* **What the task asks**: Leave out the pictures and repeat the rest of the material exactly.

* **Dataset extract**:
>>>
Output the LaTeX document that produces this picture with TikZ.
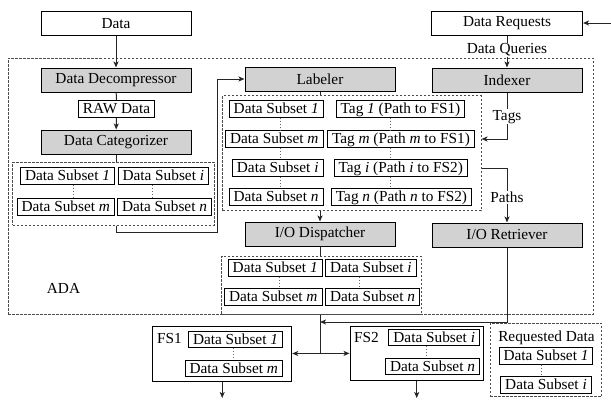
\documentclass[tikz,border=0pt]{standalone}
\usepackage{fontspec}
\setmainfont{Liberation Serif}
\newfontfamily\tnrfont{Liberation Serif}
\usetikzlibrary{arrows.meta,calc}

\begin{document}
\begin{tikzpicture}[-,>={Stealth[length=6pt,width=5pt,inset=1.5pt]},x=1pt,y=-1pt,
                    line width=1pt,font=\tnrfont\fontsize{15.3}{18}\selectfont]
    \tikzset{proc/.style={draw=black,fill=gray!35,minimum width=150pt,
                          minimum height=24pt,inner sep=0pt},
             io/.style={draw=black,fill=white,minimum width=150pt,
                        minimum height=24pt,inner sep=0pt},
             sub/.style={draw=black,fill=white,inner xsep=4.5pt,inner ysep=2.2pt,
                         text height=10.5pt,text depth=1.5pt},
             grp/.style={draw=gray!60!black,dash pattern=on 2.5pt off 1.5pt,
                         inner sep=0pt},
             fsbox/.style={draw=black,inner sep=0pt},
             lbl/.style={fill=white,inner sep=1pt},
             ellip/.style={dotted,draw=gray!80!black},
             conn/.style={draw=black!85}}
    \useasboundingbox (0,0) rectangle (611,400);
    % outer frame
    \node[grp,minimum width=585pt,minimum height=256pt] (ada) at (300.5,186) {};
    \node (adalbl) at (63.5,288.5) {ADA};
    % inputs
    \node[io] (data) at (116,23.5) {Data};
    \node[io,minimum width=151pt] (req) at (507,23) {Data Requests};
    \coordinate (usr) at (611,23);
    % left column
    \node[proc] (dec) at (116,80) {Data Decompressor};
    \node[sub] (raw) at (116.5,109) {RAW Data};
    \node[proc] (cat) at (116,142) {Data Categorizer};
    \node[grp,minimum width=201.6pt,minimum height=62.7pt] (cg) at (113.5,193.7) {};
    \node[sub,anchor=east] (c1) at (115,176) {Data Subset \textit{1}};
    \node[sub,anchor=west] (ci) at (117.5,176) {Data Subset \textit{i}};
    \node[sub,anchor=east] (cm) at (115,207) {Data Subset \textit{m}};
    \node[sub,anchor=west] (cn) at (117,207) {Data Subset \textit{n}};
    % labeler
    \node[proc] (lab) at (320,79) {Labeler};
    \node[proc] (idx) at (507,80) {Indexer};
    \node[grp,minimum width=258.3pt,minimum height=115pt] (lg) at (351.85,153.2) {};
    \node[sub,anchor=east] (l1) at (323.7,109) {Data Subset \textit{1}};
    \node[sub] (t1) at (400.5,109) {Tag \textit{1} (Path to FS1)};
    \node[sub,anchor=east] (lm) at (323.5,139) {Data Subset \textit{m}};
    \node[sub] (tm) at (401,139) {Tag \textit{m} (Path \textit{m} to FS1)};
    \node[sub,anchor=east] (li) at (323.5,168) {Data Subset \textit{i}};
    \node[sub] (ti) at (400.7,168) {Tag \textit{i} (Path \textit{i} to FS2)};
    \node[sub,anchor=east] (ln) at (323.5,197) {Data Subset \textit{n}};
    \node[sub] (tn) at (401.5,197) {Tag \textit{n} (Path \textit{n} to FS2)};
    % dispatcher, retriever
    \node[proc] (dsp) at (320,234) {I/O Dispatcher};
    \node[proc] (ret) at (507,235) {I/O Retriever};
    \node[grp,minimum width=199.3pt,minimum height=58pt] (dg) at (321.35,285) {};
    \node[sub,anchor=east] (d1) at (322.7,268) {Data Subset \textit{1}};
    \node[sub,anchor=west] (di) at (325,268) {Data Subset \textit{i}};
    \node[sub,anchor=east] (dm) at (322.5,297) {Data Subset \textit{m}};
    \node[sub,anchor=west] (dn) at (325,297) {Data Subset \textit{n}};
    % file systems
    \node[fsbox,minimum width=139pt,minimum height=55pt] (fs1) at (222.2,353.5) {};
    \node (fs1lbl) at (169.5,338.5) {FS1};
    \node[sub,anchor=east] (f1) at (283,339.5) {Data Subset \textit{1}};
    \node[sub,anchor=east] (fm) at (283,368.5) {Data Subset \textit{m}};
    \node[fsbox,minimum width=133.3pt,minimum height=54.7pt] (fs2) at (416.7,353.4) {};
    \node (fs2lbl) at (366.5,338) {FS2};
    \node[sub,anchor=east] (f2i) at (480,337.5) {Data Subset \textit{i}};
    \node[sub,anchor=east] (f2n) at (480,366.7) {Data Subset \textit{n}};
    \coordinate (o1) at (222.2,398);
    \coordinate (o2) at (416.7,398);
    % requested data
    \node[grp,minimum width=111.7pt,minimum height=73.4pt] (rq) at (545.85,360) {};
    \node (rqlbl) at (546.5,338.3) {Requested Data};
    \node[sub] (r1) at (546,355.8) {Data Subset \textit{1}};
    \node[sub] (ri) at (546,385) {Data Subset \textit{i}};
    % vertical dots
    \draw[ellip] (c1.south -| 73,0) -- (cm.north -| 73,0);
    \draw[ellip] (ci.south -| 152,0) -- (cn.north -| 152,0);
    \foreach \a/\b in {l1/lm,lm/li,li/ln}
        \draw[ellip] (\a.south -| 280,0) -- (\b.north -| 280,0);
    \foreach \a/\b in {t1/tm,tm/ti,ti/tn}
        \draw[ellip] (\a.south -| 390.7,0) -- (\b.north -| 390.7,0);
    \draw[ellip] (d1.south -| 279.3,0) -- (dm.north -| 279.3,0);
    \draw[ellip] (di.south -| 359,0) -- (dn.north -| 359,0);
    \draw[ellip] (f1.south -| 233,0) -- (fm.north -| 233,0);
    \draw[ellip] (f2i.south -| 426,0) -- (f2n.north -| 426,0);
    \draw[ellip] (r1.south -| 541,0) -- (ri.north -| 541,0);
    % connectors
    \draw[conn,->] (data) -- (dec);
    \draw[conn] (dec) -- (raw);
    \draw[conn,->] (raw) -- (cat);
    \draw[conn] (cat.south) -- (cat.south |- cg.north);
    \draw[conn,->] (cat.south |- cg.south) -- ++(0,7) -| ([xshift=-27pt]lab.west) -- (lab.west);
    \draw[conn] (lab) -- (lab.south |- lg.north);
    \draw[conn,->] (lab.south |- lg.south) -- (dsp);
    \draw[conn] (dsp) -- (dsp.south |- dg.north);
    \draw[conn,->] (dsp.south |- dg.south) |- (fs1.east);
    \draw[conn,->] (dsp.south |- dg.south) |- (fs2.west);
    \draw[conn,->] (usr) -- (req);
    \draw[conn,->] (req) -- node[lbl,pos=0.45]{Data Queries} (idx);
    \draw[conn,->] (idx) |- node[lbl,pos=0.26]{Tags} (lg.east |- tm);
    \draw[conn,->] (lg.east |- ti) -| node[lbl,pos=0.77]{Paths} (ret);
    \draw[conn,->] (ret) |- ($(dsp.south |- dg.south)+(0,7.5)$);
    \draw[conn,->] (fs1) -- (o1);
    \draw[conn,->] (fs2) -- (o2);
\end{tikzpicture}
\end{document}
<<<
* **Task solution**:
Output the LaTeX document that produces this picture with TikZ.
\documentclass[tikz,border=0pt]{standalone}
\usepackage{fontspec}
\setmainfont{Liberation Serif}
\newfontfamily\tnrfont{Liberation Serif}
\usetikzlibrary{arrows.meta,calc}

\begin{document}
\begin{tikzpicture}[-,>={Stealth[length=6pt,width=5pt,inset=1.5pt]},x=1pt,y=-1pt,
                    line width=1pt,font=\tnrfont\fontsize{15.3}{18}\selectfont]
    \tikzset{proc/.style={draw=black,fill=gray!35,minimum width=150pt,
                          minimum height=24pt,inner sep=0pt},
             io/.style={draw=black,fill=white,minimum width=150pt,
                        minimum height=24pt,inner sep=0pt},
             sub/.style={draw=black,fill=white,inner xsep=4.5pt,inner ysep=2.2pt,
                         text height=10.5pt,text depth=1.5pt},
             grp/.style={draw=gray!60!black,dash pattern=on 2.5pt off 1.5pt,
                         inner sep=0pt},
             fsbox/.style={draw=black,inner sep=0pt},
             lbl/.style={fill=white,inner sep=1pt},
             ellip/.style={dotted,draw=gray!80!black},
             conn/.style={draw=black!85}}
    \useasboundingbox (0,0) rectangle (611,400);
    % outer frame
    \node[grp,minimum width=585pt,minimum height=256pt] (ada) at (300.5,186) {};
    \node (adalbl) at (63.5,288.5) {ADA};
    % inputs
    \node[io] (data) at (116,23.5) {Data};
    \node[io,minimum width=151pt] (req) at (507,23) {Data Requests};
    \coordinate (usr) at (611,23);
    % left column
    \node[proc] (dec) at (116,80) {Data Decompressor};
    \node[sub] (raw) at (116.5,109) {RAW Data};
    \node[proc] (cat) at (116,142) {Data Categorizer};
    \node[grp,minimum width=201.6pt,minimum height=62.7pt] (cg) at (113.5,193.7) {};
    \node[sub,anchor=east] (c1) at (115,176) {Data Subset \textit{1}};
    \node[sub,anchor=west] (ci) at (117.5,176) {Data Subset \textit{i}};
    \node[sub,anchor=east] (cm) at (115,207) {Data Subset \textit{m}};
    \node[sub,anchor=west] (cn) at (117,207) {Data Subset \textit{n}};
    % labeler
    \node[proc] (lab) at (320,79) {Labeler};
    \node[proc] (idx) at (507,80) {Indexer};
    \node[grp,minimum width=258.3pt,minimum height=115pt] (lg) at (351.85,153.2) {};
    \node[sub,anchor=east] (l1) at (323.7,109) {Data Subset \textit{1}};
    \node[sub] (t1) at (400.5,109) {Tag \textit{1} (Path to FS1)};
    \node[sub,anchor=east] (lm) at (323.5,139) {Data Subset \textit{m}};
    \node[sub] (tm) at (401,139) {Tag \textit{m} (Path \textit{m} to FS1)};
    \node[sub,anchor=east] (li) at (323.5,168) {Data Subset \textit{i}};
    \node[sub] (ti) at (400.7,168) {Tag \textit{i} (Path \textit{i} to FS2)};
    \node[sub,anchor=east] (ln) at (323.5,197) {Data Subset \textit{n}};
    \node[sub] (tn) at (401.5,197) {Tag \textit{n} (Path \textit{n} to FS2)};
    % dispatcher, retriever
    \node[proc] (dsp) at (320,234) {I/O Dispatcher};
    \node[proc] (ret) at (507,235) {I/O Retriever};
    \node[grp,minimum width=199.3pt,minimum height=58pt] (dg) at (321.35,285) {};
    \node[sub,anchor=east] (d1) at (322.7,268) {Data Subset \textit{1}};
    \node[sub,anchor=west] (di) at (325,268) {Data Subset \textit{i}};
    \node[sub,anchor=east] (dm) at (322.5,297) {Data Subset \textit{m}};
    \node[sub,anchor=west] (dn) at (325,297) {Data Subset \textit{n}};
    % file systems
    \node[fsbox,minimum width=139pt,minimum height=55pt] (fs1) at (222.2,353.5) {};
    \node (fs1lbl) at (169.5,338.5) {FS1};
    \node[sub,anchor=east] (f1) at (283,339.5) {Data Subset \textit{1}};
    \node[sub,anchor=east] (fm) at (283,368.5) {Data Subset \textit{m}};
    \node[fsbox,minimum width=133.3pt,minimum height=54.7pt] (fs2) at (416.7,353.4) {};
    \node (fs2lbl) at (366.5,338) {FS2};
    \node[sub,anchor=east] (f2i) at (480,337.5) {Data Subset \textit{i}};
    \node[sub,anchor=east] (f2n) at (480,366.7) {Data Subset \textit{n}};
    \coordinate (o1) at (222.2,398);
    \coordinate (o2) at (416.7,398);
    % requested data
    \node[grp,minimum width=111.7pt,minimum height=73.4pt] (rq) at (545.85,360) {};
    \node (rqlbl) at (546.5,338.3) {Requested Data};
    \node[sub] (r1) at (546,355.8) {Data Subset \textit{1}};
    \node[sub] (ri) at (546,385) {Data Subset \textit{i}};
    % vertical dots
    \draw[ellip] (c1.south -| 73,0) -- (cm.north -| 73,0);
    \draw[ellip] (ci.south -| 152,0) -- (cn.north -| 152,0);
    \foreach \a/\b in {l1/lm,lm/li,li/ln}
        \draw[ellip] (\a.south -| 280,0) -- (\b.north -| 280,0);
    \foreach \a/\b in {t1/tm,tm/ti,ti/tn}
        \draw[ellip] (\a.south -| 390.7,0) -- (\b.north -| 390.7,0);
    \draw[ellip] (d1.south -| 279.3,0) -- (dm.north -| 279.3,0);
    \draw[ellip] (di.south -| 359,0) -- (dn.north -| 359,0);
    \draw[ellip] (f1.south -| 233,0) -- (fm.north -| 233,0);
    \draw[ellip] (f2i.south -| 426,0) -- (f2n.north -| 426,0);
    \draw[ellip] (r1.south -| 541,0) -- (ri.north -| 541,0);
    % connectors
    \draw[conn,->] (data) -- (dec);
    \draw[conn] (dec) -- (raw);
    \draw[conn,->] (raw) -- (cat);
    \draw[conn] (cat.south) -- (cat.south |- cg.north);
    \draw[conn,->] (cat.south |- cg.south) -- ++(0,7) -| ([xshift=-27pt]lab.west) -- (lab.west);
    \draw[conn] (lab) -- (lab.south |- lg.north);
    \draw[conn,->] (lab.south |- lg.south) -- (dsp);
    \draw[conn] (dsp) -- (dsp.south |- dg.north);
    \draw[conn,->] (dsp.south |- dg.south) |- (fs1.east);
    \draw[conn,->] (dsp.south |- dg.south) |- (fs2.west);
    \draw[conn,->] (usr) -- (req);
    \draw[conn,->] (req) -- node[lbl,pos=0.45]{Data Queries} (idx);
    \draw[conn,->] (idx) |- node[lbl,pos=0.26]{Tags} (lg.east |- tm);
    \draw[conn,->] (lg.east |- ti) -| node[lbl,pos=0.77]{Paths} (ret);
    \draw[conn,->] (ret) |- ($(dsp.south |- dg.south)+(0,7.5)$);
    \draw[conn,->] (fs1) -- (o1);
    \draw[conn,->] (fs2) -- (o2);
\end{tikzpicture}
\end{document}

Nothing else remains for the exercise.